Moving Averages and Time-Based Windows
Time-based analytics often require sliding window calculations over specific time ranges.
from pyspark.sql.functions import unix_timestamp, from_unixtime
# Create timestamp column
ts_df_with_ts = ts_df.withColumn("timestamp", unix_timestamp("date", "yyyy-MM-dd"))
# Define range-based window (7 days)
range_window = Window.partitionBy("product") \
.orderBy("timestamp") \
.rangeBetween(-7 * 24 * 60 * 60, 0) # 7 days in seconds
# Calculate moving averages
moving_avg_df = ts_df_with_ts.withColumn(
"moving_avg_7day", avg("sales").over(range_window)
).withColumn(
"moving_sum_7day", sum("sales").over(range_window)
)
moving_avg_df.select("date", "product", "sales", "moving_avg_7day").show()
# Row-based sliding window
row_window = Window.partitionBy("product") \
.orderBy("date") \
.rowsBetween(-2, 0) # Current row and 2 preceding
sliding_result = ts_df.withColumn(
"ma_3period", avg("sales").over(row_window)
)
sliding_result.show()
Range-based windows use actual value ranges (like timestamps), while row-based windows use physical row positions.
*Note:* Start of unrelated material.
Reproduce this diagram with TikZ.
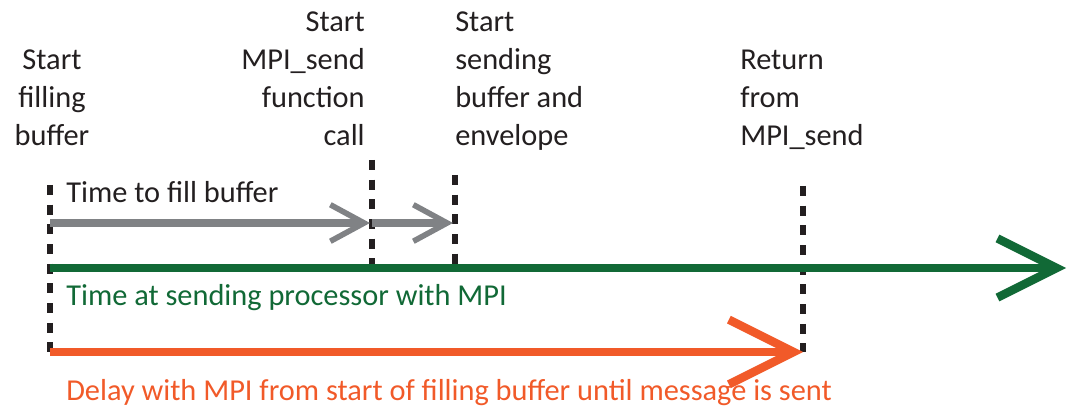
\documentclass[tikz,border=0pt]{standalone}
\usepackage{fontspec}
\setmainfont{Carlito}
\usetikzlibrary{arrows.meta,positioning}
\definecolor{fillGray}{HTML}{808285}
\definecolor{mpiGreen}{HTML}{116936}
\definecolor{delayOrange}{HTML}{F15A29}
\definecolor{markBlack}{HTML}{231F20}
\tikzset{
    label/.style={
        inner sep=0pt,
        font=\fontsize{21.6}{27}\selectfont,
        text=markBlack
    },
    marker/.style={
        draw=markBlack,
        line width=4pt,
        dash pattern=on 7pt off 7pt
    },
    fillarrow/.style={
        draw=fillGray,
        line width=5pt,
        -{Straight Barb[length=24pt,width=26pt,line width=4pt]}
    },
    timeline/.style={
        draw=mpiGreen,
        line width=6pt,
        -{Straight Barb[length=42pt,width=42pt,line width=6pt]}
    },
    delayline/.style={
        draw=delayOrange,
        line width=6pt,
        -{Straight Barb[length=46pt,width=46pt,line width=6pt]}
    }
}

\begin{document}
\begin{tikzpicture}[x=0.025cm,y=-0.025cm]
    \useasboundingbox (0,0) rectangle (1068,412);

    % event positions on the time axis
    \coordinate (t0) at (50,223);
    \coordinate (t1) at (372,223);
    \coordinate (t2) at (455,223);
    \coordinate (t3) at (803,352);

    % event labels
    \node[label, align=center, anchor=north] (fill) at (52,50)
        {Start\\filling\\buffer};
    \node[label, align=right, anchor=north east] (call) at (365,12)
        {Start\\MPI\_send\\function\\call};
    \node[label, align=left, anchor=north west] (send) at (455,12)
        {Start\\sending\\buffer and\\envelope};
    \node[label, align=left, anchor=north west] (ret) at (740,50)
        {Return\\from\\MPI\_send};

    % dotted markers
    \draw[marker] (50,185) -- (50,352);
    \draw[marker] (372,160) -- (372,264);
    \draw[marker] (455,175) -- (455,264);
    \draw[marker] (803,186) -- (803,352);

    % arrows
    \draw[fillarrow] (t0) -- (370,223);
    \draw[fillarrow] (t1) -- (453,223);
    \coordinate (g0) at (50,268);
    \coordinate (gend) at (1066,268);
    \draw[timeline] (g0) -- (gend);
    \coordinate (o0) at (50,352);
    \draw[delayline] (o0) -- (t3);

    % arrow labels
    \node[label, anchor=base west] (filltime) at (66,203) {Time to fill buffer};
    \node[label, anchor=base west, text=mpiGreen] (mpitime) at (66,306)
        {Time at sending processor with MPI};
    \node[label, anchor=base west, text=delayOrange] (delay) at (66,401)
        {Delay with MPI from start of filling buffer until message is sent};
\end{tikzpicture}
\end{document}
Choose based on your data distribution requirements.
Custom Aggregate Functions (UDAFs)
For specialized aggregation logic not covered by built-in functions, implement User-Defined Aggregate Functions.
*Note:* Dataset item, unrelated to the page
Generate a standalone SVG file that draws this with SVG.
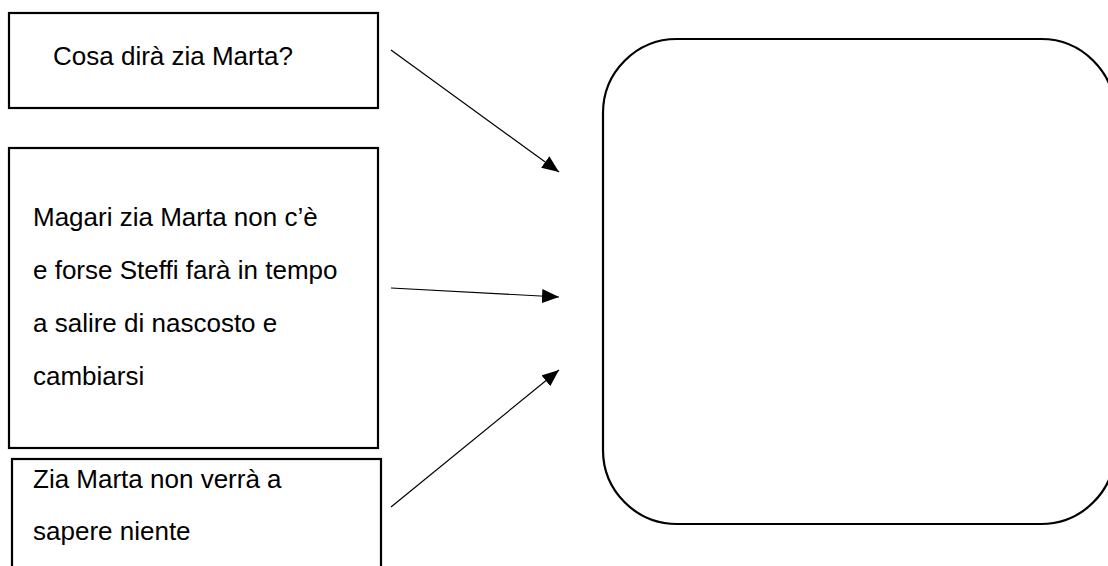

from pyspark.sql.functions import pandas_udf
from pyspark.sql.types import DoubleType
import pandas as pd
# Pandas UDAF for weighted average
@pandas_udf(DoubleType())
def weighted_average(prices: pd.Series, quantities: pd.Series) -> float:
total_value = (prices * quantities).sum()
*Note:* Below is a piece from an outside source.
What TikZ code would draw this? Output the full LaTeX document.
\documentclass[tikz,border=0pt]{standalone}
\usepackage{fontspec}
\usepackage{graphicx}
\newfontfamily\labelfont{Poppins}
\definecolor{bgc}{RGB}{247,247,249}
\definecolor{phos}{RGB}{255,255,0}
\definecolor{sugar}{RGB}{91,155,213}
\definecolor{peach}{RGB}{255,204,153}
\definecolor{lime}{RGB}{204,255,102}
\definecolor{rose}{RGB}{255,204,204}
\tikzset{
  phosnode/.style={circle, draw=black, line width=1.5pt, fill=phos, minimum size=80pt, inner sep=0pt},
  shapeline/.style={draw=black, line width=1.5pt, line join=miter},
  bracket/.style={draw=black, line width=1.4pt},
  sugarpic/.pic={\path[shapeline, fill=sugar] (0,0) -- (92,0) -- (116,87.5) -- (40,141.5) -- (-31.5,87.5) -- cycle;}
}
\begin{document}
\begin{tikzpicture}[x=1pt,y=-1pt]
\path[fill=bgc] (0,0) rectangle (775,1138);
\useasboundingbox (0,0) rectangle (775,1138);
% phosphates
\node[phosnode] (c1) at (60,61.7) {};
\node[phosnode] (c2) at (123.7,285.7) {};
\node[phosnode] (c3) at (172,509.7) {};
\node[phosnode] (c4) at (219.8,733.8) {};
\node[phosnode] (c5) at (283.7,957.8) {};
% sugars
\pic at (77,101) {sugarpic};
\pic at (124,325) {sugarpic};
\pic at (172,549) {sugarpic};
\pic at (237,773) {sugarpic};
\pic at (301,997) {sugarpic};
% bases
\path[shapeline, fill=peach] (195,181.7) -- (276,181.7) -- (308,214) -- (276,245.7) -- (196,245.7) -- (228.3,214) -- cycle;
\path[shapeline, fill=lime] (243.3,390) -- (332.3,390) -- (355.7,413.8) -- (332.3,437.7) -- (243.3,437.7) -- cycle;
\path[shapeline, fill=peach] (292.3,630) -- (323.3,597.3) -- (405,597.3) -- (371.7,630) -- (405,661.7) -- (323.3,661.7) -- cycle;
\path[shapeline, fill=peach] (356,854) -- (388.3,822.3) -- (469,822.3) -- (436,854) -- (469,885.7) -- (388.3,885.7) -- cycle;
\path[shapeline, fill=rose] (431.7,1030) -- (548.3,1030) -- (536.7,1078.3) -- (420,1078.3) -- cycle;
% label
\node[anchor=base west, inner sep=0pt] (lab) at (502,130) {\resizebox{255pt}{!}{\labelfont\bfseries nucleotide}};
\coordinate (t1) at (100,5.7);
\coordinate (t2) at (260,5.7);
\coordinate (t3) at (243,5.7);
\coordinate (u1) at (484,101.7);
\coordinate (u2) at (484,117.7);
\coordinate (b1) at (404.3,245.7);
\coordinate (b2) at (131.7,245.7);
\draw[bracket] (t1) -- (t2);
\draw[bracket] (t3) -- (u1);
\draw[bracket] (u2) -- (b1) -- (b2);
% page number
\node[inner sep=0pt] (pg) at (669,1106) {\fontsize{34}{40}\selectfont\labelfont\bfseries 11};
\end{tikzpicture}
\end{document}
total_quantity = quantities.sum()
return total_value / total_quantity if total_quantity > 0 else 0.0
# Apply custom aggregation
weighted_avg_result = df.groupBy("category").agg(
weighted_average("price", "quantity").alias("weighted_avg_price")
)
weighted_avg_result.show()
# More complex UDAF with multiple outputs
from pyspark.sql.types import StructType, StructField
schema = StructType([
StructField("total", DoubleType()),
StructField("count", DoubleType()),
StructField("ratio", DoubleType())
])
@pandas_udf(schema)
def custom_stats(prices: pd.Series, quantities: pd.Series) -> pd.DataFrame:
total = (prices * quantities).sum()
count = len(prices)
ratio = total / count if count > 0 else 0
return pd.DataFrame([[total, count, ratio]])
complex_result = df.groupBy("category").agg(
custom_stats("price", "quantity").alias("stats")
)
complex_result.select("category", "stats.*").show()
Pandas UDAFs leverage vectorized operations for better performance compared to row-at-a-time UDFs. They’re particularly effective for complex mathematical operations.
Performance Optimization Strategies
Aggregation performance depends on data distribution, partition strategy, and execution plan optimization.
# Check partition distribution
df.groupBy("category").count().show()
# Repartition before aggregation if skewed
balanced_df = df.repartition("category")
# Use broadcast for small dimension tables
from pyspark.sql.functions import broadcast
large_fact = spark.range(1000000).withColumn("category_id", expr("id % 100"))
small_dim = spark.range(100).withColumnRenamed("id", "category_id")
# Broadcast join before aggregation
result = large_fact.join(broadcast(small_dim), "category_id") \
.groupBy("category_id") \
.agg(count("*").alias("count"))
# Enable adaptive query execution
spark.conf.set("spark.sql.adaptive.enabled", "true")
spark.conf.set("spark.sql.adaptive.coalescePartitions.enabled", "true")
# Partial aggregation hint for high cardinality
high_cardinality_agg = df.hint("partial_aggregate") \
.groupBy("product") \
.agg(sum("quantity"))
Monitor query plans using explain() to identify bottlenecks. Partition skew causes stragglers—use salting techniques or adaptive query execution to mitigate. For very large aggregations, consider pre-aggregating data at ingestion time or using incremental aggregation patterns.
The Catalyst optimizer automatically applies partial aggregation for most operations, but explicit hints help with edge cases involving high cardinality keys or complex multi-stage aggregations.